Solar3D just unveiled the first prototype of a new three-dimensional photovoltaic cell that it claims can achieve a groundbreaking internal efficiency of 25.47%. Traditional solar cells on today’s market waste as much as 30% of incident sunlight due to reflection – energy that the three-dimensional solar cell should be able to harness. Solar3D claims this next generation of solar cells will be “dramatically more efficient”, which ultimately will make solar more affordable.
To produce its 3D solar cell the company worked with Panasonic and found inspiration in fiber optic devices and the light-management techniques that are used to create them. Their three-dimensional design includes micro-photovoltaic structures that “trap” photons, keeps them around until they are successfully converted into electrons.

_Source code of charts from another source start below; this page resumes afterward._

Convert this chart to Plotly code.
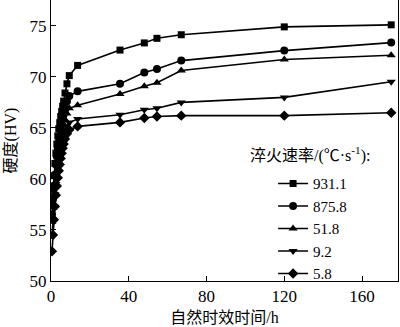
import plotly.graph_objects as go

# aging time (h)
time_h = [0.5, 1, 1.5, 2, 2.5, 3, 3.5, 4, 4.5, 5, 5.5, 6, 6.5, 7.2, 8.2, 9.4,
          13.7, 35.5, 48, 54.5, 67, 120, 175]

rates = ["931.1", "875.8", "51.8", "9.2", "5.8"]

hv_931 = [57.5, 59.0, 60.3, 61.5, 62.5, 63.4, 64.2, 64.9, 65.5, 66.1, 66.6, 67.1, 67.6, 68.4, 69.3, 70.1,
          71.1, 72.6, 73.3, 73.75, 74.1, 74.87, 75.07]
hv_876 = [56.5, 58.0, 59.3, 60.4, 61.4, 62.2, 62.9, 63.6, 64.2, 64.8, 65.3, 65.8, 66.3, 66.9, 67.6, 68.1,
          68.56, 69.3, 70.4, 70.75, 71.57, 72.55, 73.33]
hv_52 = [55.8, 57.2, 58.5, 59.6, 60.6, 61.4, 62.1, 62.8, 63.4, 63.9, 64.4, 64.8, 65.3, 65.8, 66.4, 66.9,
         67.2, 68.3, 69.05, 69.4, 70.6, 71.67, 72.1]
hv_9 = [54.5, 56.0, 57.3, 58.5, 59.5, 60.4, 61.2, 61.9, 62.5, 63.0, 63.5, 63.9, 64.3, 64.8, 65.2, 65.5,
        65.85, 66.27, 66.76, 66.9, 67.48, 67.97, 69.5]
hv_6 = [52.9, 54.5, 56.0, 57.3, 58.4, 59.3, 60.1, 60.8, 61.4, 62.0, 62.5, 63.0, 63.4, 63.9, 64.4, 64.8,
        65.13, 65.52, 65.95, 66.1, 66.18, 66.18, 66.47]

series = [hv_931, hv_876, hv_52, hv_9, hv_6]
symbols = ["square", "circle", "triangle-up", "triangle-down", "diamond"]
sizes = [7, 8, 8, 8, 8]

x_ticks = [0, 40, 80, 120, 160]
y_ticks = [50, 55, 60, 65, 70, 75]

SERIF = "Liberation Serif"
MIX = "Liberation Serif, Noto Sans CJK SC"

fig = go.Figure()
for name, ys, sym, sz in zip(rates, series, symbols, sizes):
    fig.add_trace(go.Scatter(
        x=time_h, y=ys, name=name, mode="lines+markers",
        line=dict(color="black", width=1.6),
        marker=dict(symbol=sym, size=sz, color="black"),
    ))

fig.update_layout(
    width=400, height=327,
    margin=dict(l=51, r=2, t=0, b=46),
    plot_bgcolor="white", paper_bgcolor="white",
    font=dict(family=SERIF, size=16, color="black"),
    showlegend=True,
    legend=dict(x=0.64, y=0.405, xanchor="left", yanchor="top",
                bgcolor="rgba(0,0,0,0)", font=dict(size=15, family=SERIF),
                itemwidth=30, tracegroupgap=0),
    annotations=[dict(
        text="淬火速率/(℃·s<sup>-1</sup>):", x=0.745, y=0.45,
        xref="paper", yref="paper", xanchor="center", yanchor="middle",
        showarrow=False, font=dict(size=16, family=MIX))],
)
fig.update_xaxes(
    range=[0, 178.5], tickvals=x_ticks, ticks="inside", ticklen=5,
    tickcolor="black", showline=True, linecolor="black", linewidth=1,
    showgrid=False, zeroline=False, tickfont=dict(family=SERIF, size=17),
    title=dict(text="自然时效时间/h", font=dict(size=16, family=MIX), standoff=6),
)
fig.update_yaxes(
    range=[50, 77.5], tickvals=y_ticks, ticks="inside", ticklen=5,
    tickcolor="black", showline=True, linecolor="black", linewidth=1,
    mirror=True, showgrid=False, zeroline=False, tickfont=dict(family=SERIF, size=17),
    title=dict(text="硬度(HV)", font=dict(size=16, family=MIX), standoff=8),
)

fig.write_html("out.html")
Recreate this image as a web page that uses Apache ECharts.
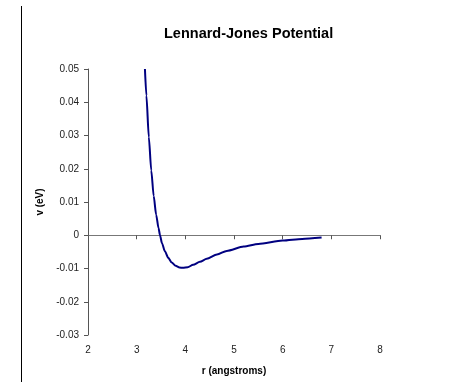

Solar3D‘s technology also trumps conventional solar cells with its wide angle of light collection. Today’s typical solar cell is notoriously inefficient during morning and evening hours. The cell surface of Solar3D’s solar cell forces electrons into the micro-photovoltaic structures you can see above. Solar3D states: “As the sun moves across the sky, throughout the day or year, the Solar3D cell will be able to maintain its high conversion efficiency, as if the sun was directly above it.”
“We are pleased to announce the successful fabrication our initial prototype. After the rigorous research and analytical effort of completing an optimized design of our high efficiency 3D solar cell using advanced semiconductor software, our next challenge was making a working prototype. […] Now, we have put that process to the test and successfully fabricated a meaningful area of precise 3-dimensional photovoltaic nanostructures on the surface of a silicon wafer.” Says Dr. Changwan Son, the Director of Technology at Solar3D.
The bottom line is this: Traditional crystalline-based solar cells typically have a conversion rate between 15 to 19 percent, while Solar3D claims to have an internal efficiency of 25.47%. This is a bold claim, but if they succeed while keeping production costs down there’s a good chance that three-dimensional solar cells are here to stay.